Evolve new formula for devolution of resources: CM

She makes the suggestion to Finance Commission chairman

December 17, 2013 09:43 am | Updated 09:43 am IST - CHENNAI

Chief Minister Jayalalithaa on Monday called for a new formula of devolution of resources among States.

Addressing Chairman of the Fourteenth Finance Commission Y. V. Reddy and his colleagues at the Secretariat, the Chief Minister described her suggestion as a “simple, robust and equitable formula,” which was based on three factors - population of the 1971 Census, fiscal discipline including tax effort; and fiscal capacity distance. As for the fiscal capacity distance factor, she said this would address the interests of the States which lacked the capacity to raise resources on their own. It should also be used to penalise those States that had the taxable capacity but failed to utilise it fully.

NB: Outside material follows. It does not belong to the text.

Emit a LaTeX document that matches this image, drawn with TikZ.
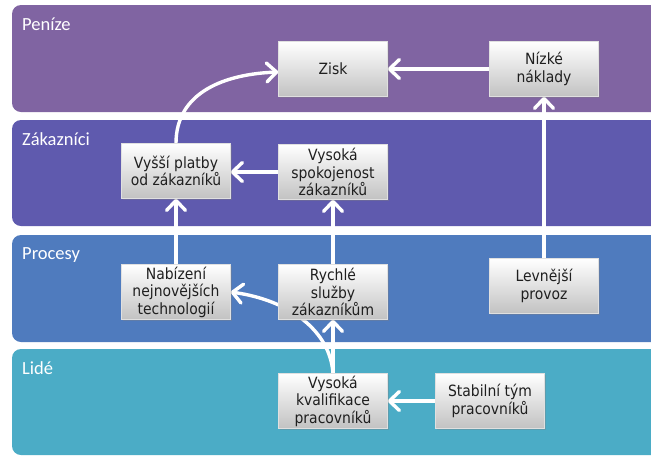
\documentclass[tikz,border=0pt]{standalone}
\usepackage{fontspec}
\setmainfont{DejaVu Sans Condensed}
\newfontfamily\bandfont{Carlito}
\usetikzlibrary{arrows.meta,shadows}
\pgfdeclarelayer{bands}
\pgfdeclarelayer{links}
\pgfsetlayers{bands,links,main}
\definecolor{cMoney}{HTML}{8064A2}
\definecolor{cCust}{HTML}{5F5AAE}
\definecolor{cProc}{HTML}{4F7BBE}
\definecolor{cPeople}{HTML}{4BACC6}
\begin{document}
\begin{tikzpicture}[x=1pt,y=-1pt,
  band/.style={rounded corners=9pt},
  bandlabel/.style={anchor=base west, text=white, inner sep=0pt,
    font=\bandfont\fontsize{18.5}{22}\selectfont},
  box/.style={minimum width=109pt, minimum height=55pt, inner sep=2pt,
    align=center, top color=white, bottom color=black!24, draw=black!12,
    line width=0.4pt,
    drop shadow={shadow xshift=1.2pt,shadow yshift=-1.5pt,opacity=0.35},
    font=\fontsize{15.5}{17.5}\selectfont, text=black!88},
  link/.style={draw=white, line width=3.4pt,
    -{Straight Barb[length=10pt,width=19pt,round]}}
]
\useasboundingbox (0,0) rectangle (651,456);
\begin{pgfonlayer}{bands}
  \fill[white] (0,0) rectangle (651,456);
  \fill[band, cMoney]  (12,5)   rectangle (670,112);
  \fill[band, cCust]   (12,120) rectangle (670,226);
  \fill[band, cProc]   (12,235) rectangle (670,342);
  \fill[band, cPeople] (12,349) rectangle (670,455);
\end{pgfonlayer}
\node[bandlabel] (lMoney)  at (22,30)  {Peníze};
\node[bandlabel] (lCust)   at (22,145) {Zákazníci};
\node[bandlabel] (lProc)   at (22,259) {Procesy};
\node[bandlabel] (lPeople) at (22,374) {Lidé};

\node[box] (zisk)   at (333,69)  {Zisk};
\node[box] (nizke)  at (544,69)  {Nízké\\náklady};
\node[box] (vyssi)  at (176,171) {Vyšší platby\\od zákazníků};
\node[box] (spokoj) at (333,172) {Vysoká\\spokojenost\\zákazníků};
\node[box] (nabiz)  at (176,292) {Nabízení\\nejnovějších\\technologií};
\node[box] (rychle) at (333,292) {Rychlé\\služby\\zákazníkům};
\node[box] (levn)   at (544,286) {Levnější\\provoz};
\node[box] (kval)   at (333,401) {Vysoká\\kvalifikace\\pracovníků};
\node[box] (stab)   at (490,401) {Stabilní tým\\pracovníků};

\begin{pgfonlayer}{links}
  \draw[link] (nizke) -- (zisk);
  \draw[link] (levn) -- (nizke);
  \draw[link] (spokoj.west) -- (spokoj.west -| vyssi.east);
  \draw[link] (vyssi.north) .. controls +(0,-52) and +(-52,2) .. ([yshift=-3pt]zisk.west);
  \draw[link] (nabiz) -- (vyssi);
  \draw[link] (rychle) -- (spokoj);
  \draw[link] (kval) -- (rychle);
  \draw[link] (kval.north) .. controls +(-3,-43) and +(58,8) .. (nabiz.east);
  \draw[link] (stab) -- (kval);
\end{pgfonlayer}
\end{tikzpicture}
\end{document}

She exhorted the Commission to attempt to match expenditure responsibilities with resource needs, before working out the proportion of the resources to be allocated to States. A “predictable, non-discretionary and non-discriminatory mechanism” in devolution had to be put in place.

On the Raghuram Rajan committee on identification of backward states, the Chief Minister urged the Finance Commission to “reject outright” the Report of the Committee, as it was fraught with a lot of deficiencies. “The Commission should independently make its recommendations without getting pressured by such misleading and unnecessary inputs,” she said.

Recalling that Tamil Nadu had a number of objections to the proposed design of Goods and Services Tax (GST) under the modified draft Constitutional Amendment Bill, she said her primary concern was about the impact of the proposals on the fiscal autonomy of the States and the huge permanent revenue loss to be caused by the GST to a manufacturing and net exporting State like Tamil Nadu.

To overcome the present deadlock over the GST, “the levy, collection and appropriation of the substitutes for Value Added Tax (VAT), Central Excise Duty and Service Tax within a State should be delegated completely to the State machinery, with the Central machinery focusing on interstate taxation.”

As regards the subject of subsidies, she told the Commission that Tamil Nadu too, as in the case of the Centre, was providing high levels of subsidy in food, fertilizers and fuel. “It would be very difficult for Tamil Nadu to take on any portion of the Centre’s current liabilities on this score without commensurate transfer of resources,” she said. She suggested that five per cent of the divisible pool would be earmarked for local bodies.